Clearly that's a violation of the law, and it should not happen, Mr. Moreland said.
Covington administrators also circumvented school councils by hiring special-education teachers without involving the councils, which are responsible under state law for hiring staff, the report found.
I'm not saying what we did was right, but there were decisions that had to be made to staff the schools, he said.
District officials are reviewing students' education plans, and training is set for special-education teachers and administrators this fall.
The district will also provide extra or remedial instruction for all students deprived of special education services because of a lapse of service delivery, the district said in its written response to OEA.
Allen Bernard, special-education director, is retiring at the end of the school year, and the district has already hired his replacement.
Mr. Moreland would not release the name of the new director on Thursday.
Truancy not tracked
The district also cited Covington's pupil personnel director Lester Gamble, who by state law is responsible for monitoring student attendance, for not keeping track of truant students. Several students who had missed more than 10 days of school this year had not been contacted.
State investigators said Mr. Gamble was assigned to too many other duties. Mr. Moreland, who said he had piled too many responsibilities on Mr. Gamble, plans to reduce that workload and establish a monitoring system to regularly review student absences.
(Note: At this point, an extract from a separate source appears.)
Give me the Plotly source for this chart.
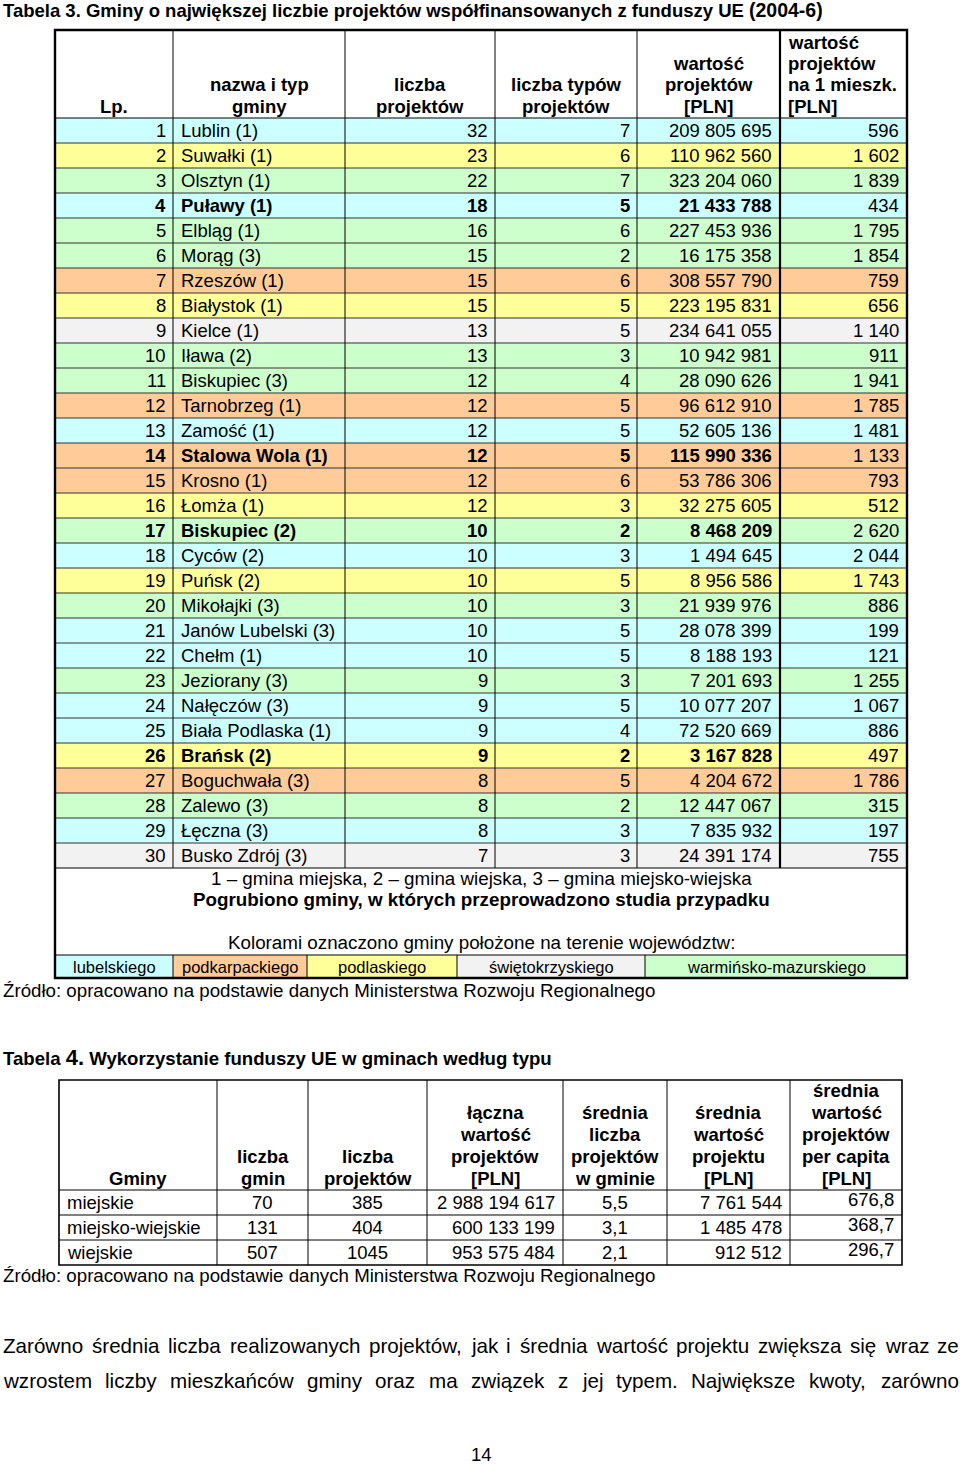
import plotly.graph_objects as go

# ======================= DATA: Tabela 3 =======================
lp = [1, 2, 3, 4, 5, 6, 7, 8, 9, 10, 11, 12, 13, 14, 15,
      16, 17, 18, 19, 20, 21, 22, 23, 24, 25, 26, 27, 28, 29, 30]
names = ["Lublin (1)", "Suwałki (1)", "Olsztyn (1)", "Puławy (1)", "Elbląg (1)",
         "Morąg (3)", "Rzeszów (1)", "Białystok (1)", "Kielce (1)", "Iława (2)",
         "Biskupiec (3)", "Tarnobrzeg (1)", "Zamość (1)", "Stalowa Wola (1)", "Krosno (1)",
         "Łomża (1)", "Biskupiec (2)", "Cyców (2)", "Puńsk (2)", "Mikołajki (3)",
         "Janów Lubelski (3)", "Chełm (1)", "Jeziorany (3)", "Nałęczów (3)", "Biała Podlaska (1)",
         "Brańsk (2)", "Boguchwała (3)", "Zalewo (3)", "Łęczna (3)", "Busko Zdrój (3)"]
n_projects = [32, 23, 22, 18, 16, 15, 15, 15, 13, 13, 12, 12, 12, 12, 12,
              12, 10, 10, 10, 10, 10, 10, 9, 9, 9, 9, 8, 8, 8, 7]
n_types = [7, 6, 7, 5, 6, 2, 6, 5, 5, 3, 4, 5, 5, 5, 6,
           3, 2, 3, 5, 3, 5, 5, 3, 5, 4, 2, 5, 2, 3, 3]
value_pln = [209805695, 110962560, 323204060, 21433788, 227453936,
             16175358, 308557790, 223195831, 234641055, 10942981,
             28090626, 96612910, 52605136, 115990336, 53786306,
             32275605, 8468209, 1494645, 8956586, 21939976,
             28078399, 8188193, 7201693, 10077207, 72520669,
             3167828, 4204672, 12447067, 7835932, 24391174]
value_per_capita = [596, 1602, 1839, 434, 1795, 1854, 759, 656, 1140, 911,
                    1941, 1785, 1481, 1133, 793, 512, 2620, 2044, 1743, 886,
                    199, 121, 1255, 1067, 886, 497, 1786, 315, 197, 755]
voivodeship = ["lub", "podl", "warm", "lub", "warm", "warm", "podk", "podl", "swie", "warm",
               "warm", "podk", "lub", "podk", "podk", "podl", "warm", "lub", "podl", "warm",
               "lub", "lub", "warm", "lub", "lub", "podl", "podk", "warm", "lub", "swie"]
case_study_lp = [4, 14, 17, 26]

header3 = [["Lp."], ["nazwa i typ", "gminy"], ["liczba", "projektów"],
           ["liczba typów", "projektów"], ["wartość", "projektów", "[PLN]"],
           ["wartość", "projektów", "na 1 mieszk.", "[PLN]"]]
legend_keys = ["lub", "podk", "podl", "swie", "warm"]
legend_labels = ["lubelskiego", "podkarpackiego", "podlaskiego", "świętokrzyskiego",
                 "warmińsko-mazurskiego"]
notes3 = ["1 – gmina miejska, 2 – gmina wiejska, 3 – gmina miejsko-wiejska",
          "Pogrubiono gminy, w których przeprowadzono studia przypadku",
          "Kolorami oznaczono gminy położone na terenie województw:"]
title3 = "Tabela 3. Gminy o największej liczbie projektów współfinansowanych z funduszy UE "
title3_years = "(2004-6)"
source_text = "Źródło: opracowano na podstawie danych Ministerstwa Rozwoju Regionalnego"

# ======================= DATA: Tabela 4 =======================
gmina_types = ["miejskie", "miejsko-wiejskie", "wiejskie"]
n_gmin = [70, 131, 507]
n_proj4 = [385, 404, 1045]
total_value = [2988194617, 600133199, 953575484]
avg_projects = ["5,5", "3,1", "2,1"]
avg_value = [7761544, 1485478, 912512]
per_capita4 = ["676,8", "368,7", "296,7"]
header4 = [["Gminy"], ["liczba", "gmin"], ["liczba", "projektów"],
           ["łączna", "wartość", "projektów", "[PLN]"],
           ["średnia", "liczba", "projektów", "w gminie"],
           ["średnia", "wartość", "projektu", "[PLN]"],
           ["średnia", "wartość", "projektów", "per capita", "[PLN]"]]
title4_a = "Tabela "
title4_num = "4."
title4_b = " Wykorzystanie funduszy UE w gminach według typu"

paragraph = ["Zarówno średnia liczba realizowanych projektów, jak i średnia wartość projektu zwiększa się wraz ze",
             "wzrostem liczby mieszkańców gminy oraz ma związek z jej typem. Największe kwoty, zarówno"]
page_number = "14"

# ======================= STYLE / GEOMETRY =======================
W, H = 960, 1465
FONT = "Liberation Sans, Arial, sans-serif"
FILL = {"lub": "#CCFFFF", "podk": "#FFCC99", "podl": "#FFFF99",
        "swie": "#F2F2F2", "warm": "#CCFFCC"}
FS = 18.5

T3_X = [55, 173, 345, 495, 637, 780, 907]
T3_TOP, T3_HEAD_B, ROW_H = 30, 118, 25
T3_BODY_B = T3_HEAD_B + ROW_H * len(lp)
LEG_X = [55, 173, 307, 457, 645, 907]
LEG_TOP, LEG_B = 955, 978
HEAD_LINE = 21.3

T4_X = [59, 217, 308, 427, 563, 667, 790, 902]
T4_TOP, T4_HEAD_B, ROW4_H = 1080, 1190, 25

shapes, ann = [], []


def fmt(v):
    return f"{v:,}".replace(",", " ")


def txt(x, y, s, size=FS, bold=False, anchor="left", yshift=0):
    ann.append(dict(x=x, y=y, xref="x", yref="y", text=(f"<b>{s}</b>" if bold else s),
                    showarrow=False, xanchor=anchor, yanchor="middle", yshift=yshift,
                    borderpad=0, font=dict(size=size, family=FONT, color="black")))


def rect(x0, y0, x1, y1, fill):
    shapes.append(dict(type="rect", x0=x0, y0=y0, x1=x1, y1=y1, xref="x", yref="y",
                       fillcolor=fill, line=dict(width=0), layer="below"))


def line(x0, y0, x1, y1, w=1, c="#1a1a1a"):
    shapes.append(dict(type="line", x0=x0, y0=y0, x1=x1, y1=y1, xref="x", yref="y",
                       line=dict(color=c, width=w)))


# ---------- Tabela 3 ----------
title_html = (f"<b>{title3}</b><b><span style='font-size:19.5px'>{title3_years}</span></b>")
ann.append(dict(x=2, y=10, xref="x", yref="y", text=title_html, showarrow=False,
                xanchor="left", yanchor="middle", borderpad=0,
                font=dict(size=18.5, family=FONT, color="black")))

for i in range(len(lp)):
    top = T3_HEAD_B + i * ROW_H
    rect(T3_X[0], top, T3_X[-1], top + ROW_H, FILL[voivodeship[i]])

for j, lines_ in enumerate(header3):
    n = len(lines_)
    for k, s in enumerate(lines_):
        y = T3_HEAD_B - 12 - (n - 1 - k) * HEAD_LINE
        if j == len(header3) - 1:
            txt(T3_X[j] + 7, y, s, bold=True, anchor="left")
        else:
            txt((T3_X[j] + T3_X[j + 1]) / 2, y, s, bold=True, anchor="center")

for i in range(len(lp)):
    yc = T3_HEAD_B + i * ROW_H + ROW_H / 2
    b = lp[i] in case_study_lp
    txt(T3_X[1] - 6, yc, str(lp[i]), bold=b, anchor="right")
    txt(T3_X[1] + 7, yc, names[i], bold=b, anchor="left")
    txt(T3_X[3] - 6, yc, str(n_projects[i]), bold=b, anchor="right")
    txt(T3_X[4] - 6, yc, str(n_types[i]), bold=b, anchor="right")
    txt(T3_X[5] - 7, yc, fmt(value_pln[i]), bold=b, anchor="right")
    txt(T3_X[6] - 7, yc, fmt(value_per_capita[i]), anchor="right")

# grid lines
line(T3_X[0], T3_HEAD_B, T3_X[-1], T3_HEAD_B, 1.2, "black")
for i in range(1, len(lp)):
    y = T3_HEAD_B + i * ROW_H
    line(T3_X[0], y, T3_X[-1], y, 1, "#333333")
line(T3_X[0], T3_BODY_B, T3_X[-1], T3_BODY_B, 1.2, "black")
for j in range(1, len(T3_X) - 1):
    line(T3_X[j], T3_TOP, T3_X[j], T3_BODY_B, 2.2 if j == 5 else 1, "black")

# notes & legend
note_y = [878, 899, 942]
for k, s in enumerate(notes3):
    txt((T3_X[0] + T3_X[-1]) / 2, note_y[k], s, size=18.8, bold=(k == 1), anchor="center")
for k, key in enumerate(legend_keys):
    rect(LEG_X[k], LEG_TOP, LEG_X[k + 1], LEG_B, FILL[key])
    txt((LEG_X[k] + LEG_X[k + 1]) / 2, (LEG_TOP + LEG_B) / 2, legend_labels[k],
        size=16.5, anchor="center")
    if k > 0:
        line(LEG_X[k], LEG_TOP, LEG_X[k], LEG_B, 1, "black")
line(LEG_X[0], LEG_TOP, LEG_X[-1], LEG_TOP, 1, "black")
shapes.append(dict(type="rect", x0=T3_X[0], y0=T3_TOP, x1=T3_X[-1], y1=LEG_B,
                   xref="x", yref="y", line=dict(color="black", width=2.4)))
txt(2, 990, source_text, size=18.7)

# ---------- Tabela 4 ----------
ann.append(dict(x=2, y=1057, xref="x", yref="y",
                text=f"<b>{title4_a}<span style='font-size:22px'>{title4_num}</span>{title4_b}</b>",
                showarrow=False, xanchor="left", yanchor="middle", borderpad=0,
                font=dict(size=18.6, family=FONT, color="black")))

for j, lines_ in enumerate(header4):
    n = len(lines_)
    for k, s in enumerate(lines_):
        y = T4_HEAD_B - 12 - (n - 1 - k) * 21.8
        txt((T4_X[j] + T4_X[j + 1]) / 2, y, s, bold=True, anchor="center")

for i in range(len(gmina_types)):
    yc = T4_HEAD_B + i * ROW4_H + ROW4_H / 2
    txt(T4_X[0] + 7, yc, gmina_types[i], anchor="left")
    txt((T4_X[1] + T4_X[2]) / 2, yc, str(n_gmin[i]), anchor="center")
    txt((T4_X[2] + T4_X[3]) / 2, yc, str(n_proj4[i]), anchor="center")
    txt(T4_X[4] - 7, yc, fmt(total_value[i]), anchor="right")
    txt((T4_X[4] + T4_X[5]) / 2, yc, avg_projects[i], anchor="center")
    txt(T4_X[6] - 7, yc, fmt(avg_value[i]), anchor="right")
    txt(T4_X[7] - 7, yc, per_capita4[i], anchor="right", yshift=3)

line(T4_X[0], T4_HEAD_B, T4_X[-1], T4_HEAD_B, 1.2, "black")
for i in range(1, len(gmina_types)):
    y = T4_HEAD_B + i * ROW4_H
    line(T4_X[0], y, T4_X[-1], y, 1, "black")
T4_B = T4_HEAD_B + ROW4_H * len(gmina_types)
for j in range(1, len(T4_X) - 1):
    line(T4_X[j], T4_TOP, T4_X[j], T4_B, 1, "black")
shapes.append(dict(type="rect", x0=T4_X[0], y0=T4_TOP, x1=T4_X[-1], y1=T4_B,
                   xref="x", yref="y", line=dict(color="black", width=1.6)))
txt(2, 1275, source_text, size=18.7)

# ---------- justified paragraph ----------
AW = {" ": 278, ",": 278, ".": 278, "a": 556, "b": 556, "c": 500, "d": 556, "e": 556,
      "f": 278, "g": 556, "h": 556, "i": 222, "j": 222, "k": 500, "l": 222, "m": 833,
      "n": 556, "o": 556, "p": 556, "q": 556, "r": 333, "s": 500, "t": 278, "u": 556,
      "v": 500, "w": 722, "x": 500, "y": 500, "z": 500, "N": 722, "Z": 611,
      "ó": 556, "ś": 500, "ą": 556, "ę": 556, "ć": 500, "ń": 556, "ż": 500, "ź": 500, "ł": 222}
PFS = 20.6
P_LEFT, P_RIGHT = 2, 958
para_y = [1345, 1380]
for li, s in enumerate(paragraph):
    words = s.split(" ")
    widths = [sum(AW.get(ch, 556) for ch in w) / 1000 * PFS for w in words]
    gap = (P_RIGHT - P_LEFT - sum(widths)) / (len(words) - 1)
    x = P_LEFT
    for w, wd in zip(words, widths):
        txt(x, para_y[li], w, size=PFS, anchor="left")
        x += wd + gap

txt(481, 1454, page_number, size=18.5, anchor="center")

fig = go.Figure()
fig.update_layout(
    width=W, height=H, autosize=False,
    margin=dict(l=0, r=0, t=0, b=0, pad=0),
    paper_bgcolor="white", plot_bgcolor="white",
    xaxis=dict(range=[0, W], visible=False, fixedrange=True),
    yaxis=dict(range=[H, 0], visible=False, fixedrange=True),
    shapes=shapes, annotations=ann, showlegend=False,
)
fig.write_html("out.html", config={"displayModeBar": False},
               post_script="document.body.style.margin='0';document.body.style.overflow='hidden';")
Finally, OEA found substantial and systemic problems with CARE, many of which stem from the troubles in the special education program:
Hundreds of students' education plans had not been implemented. Counseling was given by untrained staff. And students did not get adequate books and resources.
And with no clear entrance and exit requirements, students were improperly assigned and held at the school.
The district is developing new criteria for students to be assigned to the school and clearer steps for transitioning students back to their assigned schools.
Some of the staff members involved in the violations no longer work for the school district, and others will be reassigned, Mr. Moreland said.